製造した分離液状ドレッシングを5℃恒温槽中に、遮光下で8週間静置保管し、保管開始から1週目と8週目に、5℃恒温槽からサンプル瓶を取り出し、下記の指標に基づき、白濁及び結晶物の発生の評価と風味評価を行った。評価結果を表4及び5に示す。
(白濁及び結晶物の発生の評価)
サンプル瓶の状態で、油相部分を目視で観察して評価した。評価基準は下記の通りである。
◎:白濁や微細な結晶物が認められない
○:サンプル瓶の油相の壁面、水相との界面のいずれかに、白濁及び/又は微細な結晶物がごく僅かに認められるが、商品として許容できる
×:油相全体、サンプル瓶の油相の壁面、水相との界面のいずれかに、白濁及び/又は微細な結晶物が明確に認められ、商品として許容できない
(風味評価)
サンプル瓶を上下に振盪して、油相と水相とが十分に混ざった混合液とする。前記混合液を2mL、口に含み風味を評価した。評価基準は下記の通りである。

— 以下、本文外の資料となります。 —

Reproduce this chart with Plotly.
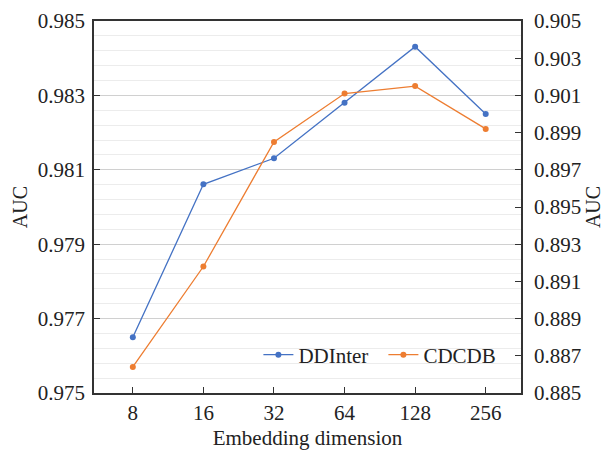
import plotly.graph_objects as go

dims = ["8", "16", "32", "64", "128", "256"]
ddinter_auc = [0.9765, 0.98061, 0.98131, 0.9828, 0.98431, 0.9825]
cdcdb_auc = [0.8864, 0.8918, 0.8985, 0.9011, 0.9015, 0.8992]
left_ticks = [0.975, 0.977, 0.979, 0.981, 0.983, 0.985]
right_ticks = [0.885, 0.887, 0.889, 0.891, 0.893, 0.895, 0.897, 0.899, 0.901, 0.903, 0.905]

FONT = "Liberation Serif"
AX = "#333333"
FS = 21

fig = go.Figure()
fig.add_trace(go.Scatter(x=dims, y=ddinter_auc, name="DDInter", mode="lines+markers",
                         line=dict(color="#4472C4", width=1.3),
                         marker=dict(color="#4472C4", size=6)))
fig.add_trace(go.Scatter(x=dims, y=cdcdb_auc, name="CDCDB", mode="lines+markers",
                         line=dict(color="#ED7D31", width=1.3),
                         marker=dict(color="#ED7D31", size=6), yaxis="y2"))

fig.update_layout(
    width=604, height=450,
    margin=dict(l=94, r=83, t=21, b=57, autoexpand=False),
    plot_bgcolor="white", paper_bgcolor="white",
    font=dict(family=FONT, size=FS, color="#222"),
    showlegend=True,
    legend=dict(orientation="h", x=0.385, y=0.102, xanchor="left", yanchor="middle",
                bgcolor="rgba(0,0,0,0)", font=dict(size=FS, family=FONT),
                entrywidth=80, entrywidthmode="pixels"),
    xaxis=dict(type="category", range=[-0.55, 5.5], showline=True, linecolor=AX, linewidth=1.5,
               mirror=True, ticks="inside", ticklen=6, tickcolor=AX, showgrid=False,
               automargin=False, tickfont=dict(size=FS, family=FONT),
               title=dict(text="Embedding dimension", font=dict(size=FS, family=FONT), standoff=10)),
    yaxis=dict(range=[0.975, 0.985], tickvals=left_ticks, ticktext=[f"{v:.3f}" for v in left_ticks],
               showline=True, linecolor=AX, linewidth=1.5, ticks="inside", ticklen=6, tickcolor=AX,
               showgrid=True, gridcolor="#d0d0d0", gridwidth=1, zeroline=False, automargin=False,
               minor=dict(dtick=0.0004, tick0=0.975, showgrid=True, gridcolor="#ececec", gridwidth=1),
               tickfont=dict(size=FS, family=FONT), ticklabelstandoff=3,
               title=dict(text="AUC", font=dict(size=20, family=FONT), standoff=5)),
    yaxis2=dict(range=[0.885, 0.905], tickvals=right_ticks, ticktext=[f"{v:.3f}" for v in right_ticks],
                overlaying="y", side="right", showline=True, linecolor=AX, linewidth=1.5,
                ticks="inside", ticklen=6, tickcolor=AX, showgrid=False, zeroline=False,
                automargin=False, tickfont=dict(size=FS, family=FONT), ticklabelstandoff=7,
                title=dict(text="AUC", font=dict(size=20, family=FONT), standoff=8)),
)

fig.write_html("out.html", config={"displayModeBar": False},
               post_script="document.body.style.margin='0';")
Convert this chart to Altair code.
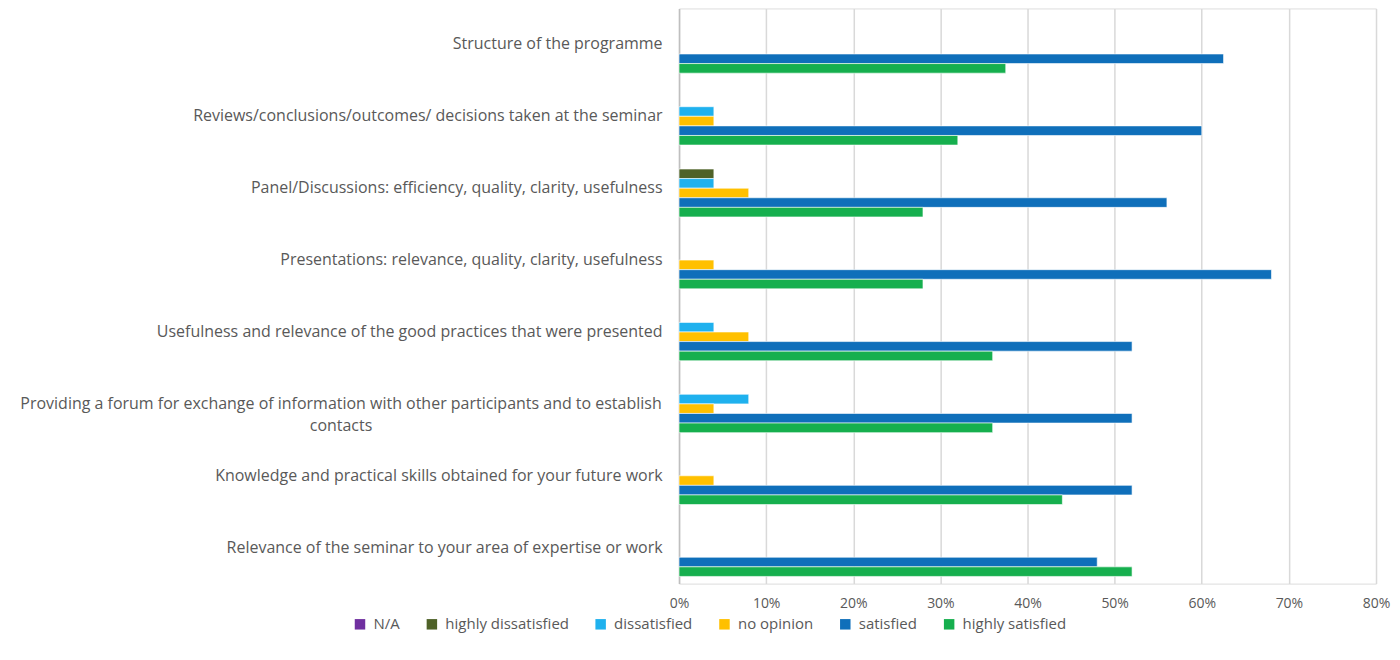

◎:オリーブオイルの風味が「○」よりもさらに優れている
○:オリーブオイルの風味に優れている
×:他の風味が勝り、オリーブオイルの風味が劣っている
Claims (4)
- 油相と水相を含む分離液状調味料であって、該油相中に未精製のオリーブオイル、0℃で液状の油脂、及びHLBが2〜6であり、構成脂肪酸のうち炭素数10〜16の飽和脂肪酸が30〜60質量%、炭素数18〜22の不飽和脂肪酸(ただし、エルカ酸を除く)が40〜60質量%であるポリグリセリン脂肪酸エステルを含有し、該油相全体に対する含有量が、該未精製のオリーブオイル25〜85質量%、該0℃で液状の油脂14.98〜74.98質量%、該ポリグリセリン脂肪酸エステル0.02〜0.5質量%であることを特徴とする分離液状調味料。
- 前記油相を、分離液状調味料に合計で10〜60質量%含有することを特徴とする請求項1に記載の分離液状調味料。
- 前記未精製のオリーブオイルが、エキストラバージンオリーブオイルであることを特徴とする請求項1又は2に記載の分離液状調味料。
- 油相と水相を含む分離液状調味料において該油相部分の白濁及び/又は結晶物の発生を抑制する方法であって、該油相中に未精製のオリーブオイル、0℃で液状の油脂、及びHLBが2〜6であり、構成脂肪酸のうち炭素数10〜16の飽和脂肪酸が30〜60質量%、炭素数18〜22の不飽和脂肪酸(ただし、エルカ酸を除く)が40〜60質量%であるポリグリセリン脂肪酸エステルを含有し、該油相全体に対する含有量が、該未精製のオリーブオイル25〜85質量%、該0℃で液状の油脂14.98〜74.98質量%、該ポリグリセリン脂肪酸エステル0.02〜0.5質量%に調製することを含んでなる方法。